42. Applying the aforesaid principles to the facts and circumstances of the present case, there is no question of either disposing of these petitions as infructuous or permitting the Petitioners to retain the financial benefits which they have reaped in pursuance of interim orders obtained by them in these petitions. In fact, the cases of Khandge and Shivputra, are quite gross. Apart from the general challenge to the validity of Clause 11(5) of the GR dated 5 March 2011 lacking any merit, these petitioners, did not even possess Ph.D. degree, which is an essential qualification for seeking extension beyond the age of 62 years. It is, therefore, appropriate to direct all the Petitioners- Principals to refund to the State Government all the financial benefits, which they may have received by way of salary etc. in respect of their continuance in service beyond the age of 62 years, within three months from today. In case, the State Government or the Institutions in which such Petitioners-Principals have served, are liable to pay any amounts by way of terminal benefits etc., to the said Petitioners-Principals, the State Government or the Institutions as the case may be, shall be entitled to make appropriate deduction/adjustment in this regard, so that the excess amounts obtained by such Petitioners-Principals, in respect of their illegal and unauthorized continuance in service beyond the age of 62 years, stand recovered by the State Government.

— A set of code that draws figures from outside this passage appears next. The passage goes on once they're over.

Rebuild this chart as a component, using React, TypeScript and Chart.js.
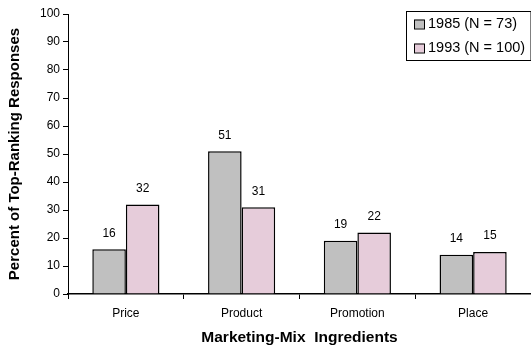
import React, { useEffect, useRef } from "react";
import { Chart, registerables } from "chart.js";

Chart.register(...registerables);

const categories = ["Price", "Product", "Promotion", "Place"];
const series1985 = [16, 51, 19, 14];
const series1993 = [32, 31, 22, 15];
const seriesNames = ["1985 (N = 73)", "1993 (N = 100)"];
const seriesColors = ["#C0C0C0", "#E6CCDA"];

const FONT = "Arial, 'Liberation Sans', sans-serif";

// Numbers printed above each bar
const valueLabels = {
  id: "valueLabels",
  afterDatasetsDraw(chart: any) {
    const ctx = chart.ctx;
    ctx.save();
    ctx.font = `12px ${FONT}`;
    ctx.fillStyle = "#000";
    ctx.textAlign = "center";
    ctx.textBaseline = "middle";
    chart.data.datasets.forEach((ds: any, i: number) => {
      const meta = chart.getDatasetMeta(i);
      meta.data.forEach((bar: any, j: number) => {
        ctx.fillText(String(ds.data[j]), bar.x, bar.y - 16);
      });
    });
    ctx.restore();
  },
};

// Boxed legend in the top-right corner of the plot
const boxLegend = {
  id: "boxLegend",
  afterDraw(chart: any) {
    const ctx = chart.ctx;
    const area = chart.chartArea;
    const x0 = 406;
    const y0 = 11;
    const w = area.right - x0 - 0.5;
    const h = 49;
    ctx.save();
    ctx.fillStyle = "#fff";
    ctx.fillRect(x0, y0, w, h);
    ctx.strokeStyle = "#000";
    ctx.lineWidth = 1;
    ctx.strokeRect(x0 + 0.5, y0 + 0.5, w, h);
    ctx.font = `14.5px ${FONT}`;
    ctx.textBaseline = "middle";
    ctx.textAlign = "left";
    chart.data.datasets.forEach((ds: any, i: number) => {
      const cy = y0 + 12.5 + i * 24;
      ctx.fillStyle = ds.backgroundColor;
      ctx.fillRect(414, cy - 4, 10, 9);
      ctx.strokeStyle = "#000";
      ctx.strokeRect(414.5, cy - 3.5, 10, 9);
      ctx.fillStyle = "#000";
      ctx.fillText(ds.label, 428, cy + 0.5);
    });
    ctx.restore();
  },
};

export default function App() {
  const canvasRef = useRef<HTMLCanvasElement | null>(null);

  useEffect(() => {
    document.body.style.margin = "0";
    const canvas = canvasRef.current;
    if (!canvas) return;
    const chart = new Chart(canvas, {
      type: "bar",
      data: {
        labels: categories,
        datasets: [
          {
            label: seriesNames[0],
            data: series1985,
            backgroundColor: seriesColors[0],
            borderColor: "#000",
            borderWidth: 1.5,
          },
          {
            label: seriesNames[1],
            data: series1993,
            backgroundColor: seriesColors[1],
            borderColor: "#000",
            borderWidth: 1.5,
          },
        ],
      },
      options: {
        responsive: false,
        animation: false,
        layout: { padding: { top: 14, right: 0, left: 0, bottom: 0 } },
        datasets: {
          bar: { categoryPercentage: 0.58, barPercentage: 1 },
        },
        plugins: {
          legend: { display: false },
          tooltip: { enabled: false },
        },
        scales: {
          x: {
            grid: {
              offset: true,
              drawOnChartArea: false,
              drawTicks: true,
              tickLength: 5,
              color: "#000",
            },
            border: { display: true, color: "#000", width: 1.5 },
            ticks: {
              color: "#000",
              font: { family: FONT, size: 12 },
              padding: 7,
            },
            title: {
              display: true,
              text: "Marketing-Mix  Ingredients",
              color: "#000",
              font: { family: FONT, size: 15.5, weight: "bold" },
              padding: { top: 0, bottom: 4 },
            },
            afterFit(scale: any) {
              scale.height = 57;
            },
          },
          y: {
            min: 0,
            max: 100,
            ticks: {
              stepSize: 10,
              color: "#000",
              font: { family: FONT, size: 12 },
              padding: 3,
            },
            grid: {
              drawOnChartArea: false,
              drawTicks: true,
              tickLength: 5,
              color: "#000",
            },
            border: { display: true, color: "#000", width: 1 },
            title: {
              display: true,
              text: "Percent of Top-Ranking Responses",
              color: "#000",
              font: { family: FONT, size: 15, weight: "bold" },
              padding: { top: 6, bottom: 0 },
            },
            afterFit(scale: any) {
              scale.width = 68;
            },
          },
        },
      },
      plugins: [valueLabels, boxLegend],
    });
    return () => chart.destroy();
  }, []);

  return (
    <div style={{ width: 531, height: 351 }}>
      <canvas ref={canvasRef} width={531} height={351} />
    </div>
  );
}
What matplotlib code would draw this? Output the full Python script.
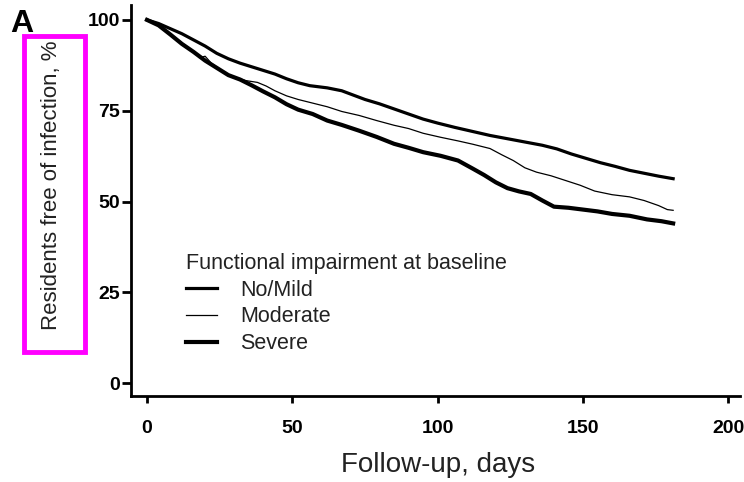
import matplotlib
matplotlib.use("Agg")
import matplotlib.pyplot as plt
from matplotlib.patches import Rectangle

# Kaplan-Meier style curves (days, % free of infection)
days_mild = [0, 4, 8, 12, 16, 20, 24, 28, 32, 36, 40, 44, 48, 52, 56, 62, 67,
             71, 75, 80, 85, 90, 95, 100, 106, 112, 118, 124, 130, 136, 141,
             146, 151, 156, 161, 166, 171, 176, 181]
free_mild = [100, 99, 97.6, 96.2, 94.5, 92.8, 90.8, 89.3, 88.1, 87.1, 86.1,
             85.1, 83.8, 82.7, 81.9, 81.3, 80.5, 79.3, 78.1, 76.9, 75.5, 74.1,
             72.7, 71.6, 70.4, 69.3, 68.2, 67.3, 66.4, 65.5, 64.5, 63.1, 61.9,
             60.7, 59.7, 58.6, 57.8, 57.0, 56.3]

days_mod = [0, 4, 8, 12, 16, 18, 20, 22, 26, 30, 34, 38, 41, 44, 48, 52, 57,
            62, 67, 73, 79, 85, 90, 95, 101, 107, 112, 118, 122, 126, 130, 134,
            139, 144, 149, 154, 160, 166, 171, 176, 179, 181]
free_mod = [100, 98.6, 96.2, 93.7, 91.2, 89.6, 90.0, 88.2, 85.8, 84.3, 83.3,
            82.8, 81.8, 80.5, 79.1, 78.1, 77.1, 76.1, 74.8, 73.7, 72.3, 71.0,
            70.1, 68.8, 67.7, 66.7, 65.8, 64.6, 62.9, 61.3, 59.3, 58.1, 57.1,
            55.8, 54.5, 52.9, 51.9, 51.3, 50.3, 48.9, 47.8, 47.6]

days_sev = [0, 4, 8, 12, 16, 20, 24, 28, 32, 36, 40, 44, 48, 52, 57, 62, 67,
            73, 79, 85, 90, 95, 101, 107, 112, 116, 120, 124, 128, 132, 136,
            140, 145, 150, 155, 160, 166, 172, 177, 181]
free_sev = [100, 98.5, 96.0, 93.4, 91.2, 88.8, 86.8, 84.8, 83.6, 82.0, 80.3,
            78.7, 76.8, 75.3, 74.1, 72.3, 71.1, 69.5, 67.8, 65.9, 64.8, 63.6,
            62.6, 61.3, 59.1, 57.3, 55.3, 53.7, 52.8, 52.1, 50.3, 48.6, 48.3,
            47.8, 47.3, 46.6, 46.1, 45.1, 44.6, 44.0]

x_ticks = [0, 50, 100, 150, 200]
y_ticks = [0, 25, 50, 75, 100]
legend_labels = ["No/Mild", "Moderate", "Severe"]


def main():
    fig = plt.figure(figsize=(7.44, 4.82), dpi=100)
    ax = fig.add_axes([131 / 744, 1 - 396 / 482, 609 / 744, 391 / 482])

    ax.plot(days_mild, free_mild, color="black", lw=2.3,
            solid_joinstyle="round", label=legend_labels[0])
    ax.plot(days_mod, free_mod, color="black", lw=0.9,
            solid_joinstyle="round", label=legend_labels[1])
    ax.plot(days_sev, free_sev, color="black", lw=3.0,
            solid_joinstyle="round", label=legend_labels[2])

    ax.set_xlim(-5.5, 204)
    ax.set_ylim(-3.5, 104.1)
    ax.spines["top"].set_visible(False)
    ax.spines["right"].set_visible(False)
    for s in ("left", "bottom"):
        ax.spines[s].set_linewidth(2.0)

    ax.set_xticks(x_ticks)
    ax.set_yticks(y_ticks)
    ax.tick_params(axis="y", length=6.5, width=2, pad=1.5)
    ax.tick_params(axis="x", length=5, width=2, pad=12)
    for lab in ax.get_xticklabels() + ax.get_yticklabels():
        lab.set_fontweight("bold")
        lab.set_fontsize(14)
        lab.set_family("Liberation Sans")

    leg = ax.legend(loc="upper left", bbox_to_anchor=(0.091, 0.365),
                    frameon=False, title="Functional impairment at baseline",
                    alignment="left", title_fontsize=15.5,
                    handlelength=1.4, handletextpad=1.1, labelspacing=0.26,
                    borderpad=0, borderaxespad=0,
                    prop={"family": "Liberation Sans", "size": 15.5})
    leg.get_title().set_family("Liberation Sans")
    leg.get_title().set_color("#222222")
    for t in leg.get_texts():
        t.set_color("#222222")

    fig.text(438 / 744, 1 - 465 / 482, "Follow-up, days", ha="center",
             va="center", fontsize=20, family="Liberation Sans", color="#222222")
    fig.text(52 / 744, 1 - 185 / 482, "Residents free of infection, %",
             rotation=90, ha="center", va="center", fontsize=16,
             family="Liberation Sans", color="#222222")
    fig.text(10 / 744, 1 - 32 / 482, "A", ha="left", va="baseline",
             fontsize=23, fontweight="bold", family="Liberation Sans")

    # magenta highlight box around the y label
    fig.patches.append(Rectangle((24 / 744, 1 - 352 / 482), 61 / 744,
                                 316 / 482, transform=fig.transFigure,
                                 fill=False, edgecolor="#ff00ff", lw=3.5))

    fig.savefig("out.png", dpi=100)


if __name__ == "__main__":
    main()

43. In the result, these petitions are disposed of with the following order:

(A) Rule is made absolute in writ petition no. 3481 of 2015 in terms of prayer clauses (B) and (BB). The decision of the Performance Review Committee dated 14 June 2013 and the order of the State Government dated 29 November 2013, are hereby set aside;

(B) The civil application no. 3395 of 2015 in writ petition no. 3481 of 2015 is disposed of in the aforesaid terms;

(C) Rule is discharged in writ petition nos. 986 of 2013, 5677 of 2013, 5678 of 2013, 5679 of 2013, 6164 of 2013, 9820 of 2013, 9821 of 2013, 12051 of 2012, 12052 of 2012 and 12056 of 2012 and civil application no. 693 of 2015 in writ petition no. 5677 of 2013 and civil application no. 2762 of 2013 in writ petition no. 9820 of 2013 are also disposed of in the aforesaid terms. The interim orders granted in these petitions stand vacated;

(D) The Petitioners-Principals, in the petitions referred in clause

(C) above, are directed to refund to the State Government all the financial benefits like salary etc. obtained by them in respect of their continuance in service beyond the age of 62 years within a period of three months from today. In case, the State Government or the Institutions in which the Petitioners-Principals have served are due and payable any amounts towards terminal benefits etc., then the State Government and/or the Institutions shall be entitled to make appropriate  deduction/adjustment, so that excess amounts received by the Petitioners-Principals are recovered by the State Government. It is made clear that the excess amounts must ultimately be refunded to the State Government within a period of three months from today;

(E) All the Petitioners-Principals, shall not be entitled to count their services beyond the age of 62 years either for the purposes of retiral benefits or for any purposes whatsoever, since it is declared that their continuance beyond the age of 62 years was illegal.

(F) All the Petitioners, except the Petitioner in Writ Petition No. 3481 of 2015, shall pay cost quantified at Rs.10,000/- each in favour of the State of Maharashtra.

(G) All the writ petitions stand disposed of finally in the aforesaid terms.